Слова эти, «стать жертвой кровожадных дикарей», болезненно отозвались в сердце Сванна; и тут же он почувствовал, что ему просто необходимо продолжить разговор с генералом:
— Да, много прекрасных жизней закончились таким образом… — сказал он. — Например, знаете… мореплаватель, чей прах привез во Францию Дюмон-Дюрвиль, Лаперуз[267]
, — (и Сванн уже был счастлив, словно говорил об Одетте). — Какая достойная личность этот Лаперуз, он меня очень занимает, — добавил он меланхолично.— Да, разумеется, Лаперуз, — сказал генерал. — Известное имя. По нему улица названа.
— Вы знаете кого-нибудь на улице Лаперуза?
— Только госпожу де Шанливо, сестру милейшего Шоспьера. На днях она угостила нас отменной комедией. Ее салон будет рано или поздно в большой моде, помяните мое слово!
— Ах, так она живет на улице Лаперуза. Как славно — милая улица, такая печальная.
— Да нет же, вы, видать, давно там не были; она теперь ничуть не печальная, весь квартал перестраивается.
Когда Сванн наконец представил г-на де Фробервиля молодой г-же де Камбремер, она услышала имя генерала впервые, а потому изобразила улыбку, преисполненную радостного удивления, как если бы при ней с утра до вечера только о нем и говорили; она не знала друзей своей новой семьи и, кого бы к ней ни подводили, думала, что, наверное, это один из них; ей казалось, что из соображений такта нужно притворяться, что она о них наслышана с тех пор, как вышла замуж, и вот она с нерешительным видом протягивала руку, давая понять, что только внезапная симпатия помогает ей превозмочь сдержанность, привитую воспитанием. А ее свекор со свекровью, которых она все еще считала самыми блестящими людьми во Франции, называли ее ангелом, тем более что, устраивая ее брак со своим сыном, они предпочитали делать вид, что их привлекли ее достоинства, а не огромное состояние.

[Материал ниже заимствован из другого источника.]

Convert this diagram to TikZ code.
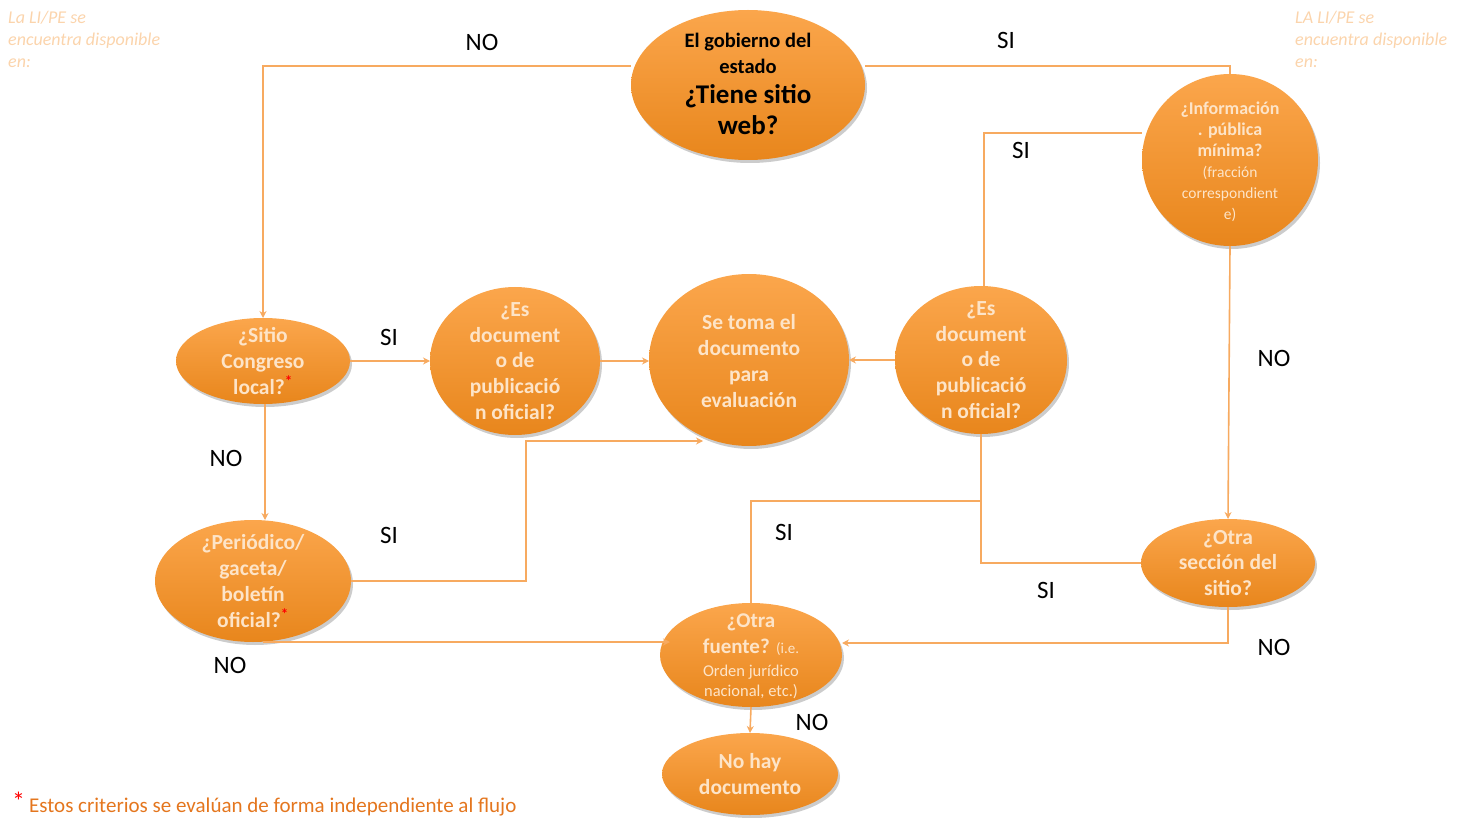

— Видно, что вы в душе музыкантша, сударыня, — сказал ей генерал, бессознательно намекая на случай с подсвечником.
Но тут концерт возобновился, и Сванн понял, что не сможет уйти до конца следующей пьесы. Он страдал, запертый среди этих людей, чья глупость и чудачества болезненно его раздражали: они не знали о его любви. А если знали, то не принимали всерьез, а только посмеивались, как над ребячеством, или сожалели, как о сумасбродстве; этим они давали ему понять, что его состояние чисто субъективно, что оно существует только в его воображении, а во внешнем мире истинность его чувства ничем не подтверждается; но мучительнее всего — так, что от звука инструментов хотелось криком кричать, — было сознание, что он надолго изгнан куда-то, куда Одетта никогда не придет, где ни один человек, ни одна вещь ее не знают, где ее нет, совсем нет.
И вдруг она словно вошла в зал, и это причинило ему такую душераздирающую боль, что он вынужден был прижать руку к груди. Скрипка в этот миг взмыла в вышину и замерла, словно выжидая, и ожидание длилось, пока она, держа самую высокую ноту, неистовствовала, потому что уже увидала предмет своего ожидания, который был все ближе, и скрипка совершала отчаянные усилия, пытаясь выдержать звук до его прибытия, не испустить дух, пока встреча не произойдет, еще хоть мгновение из всех своих самых последних сил расчищать ему путь, чтобы он мог пройти, — так придерживают дверь, чтобы не захлопнулась.
И не успел Сванн спохватиться и сказать себе: «Не слушай: это фраза из сонаты Вентейля!» — как все воспоминания из тех времен, когда Одетта была в него влюблена, воспоминания, прежде невидимые, запрятанные глубоко внутри, поддались обману, доверились этому неожиданному лучу из прежних времен, поверили, что любовь ожила, — и встрепенулись, и слетелись, и, не щадя его безрадостного настоящего, исступленно запели забытые песни счастья.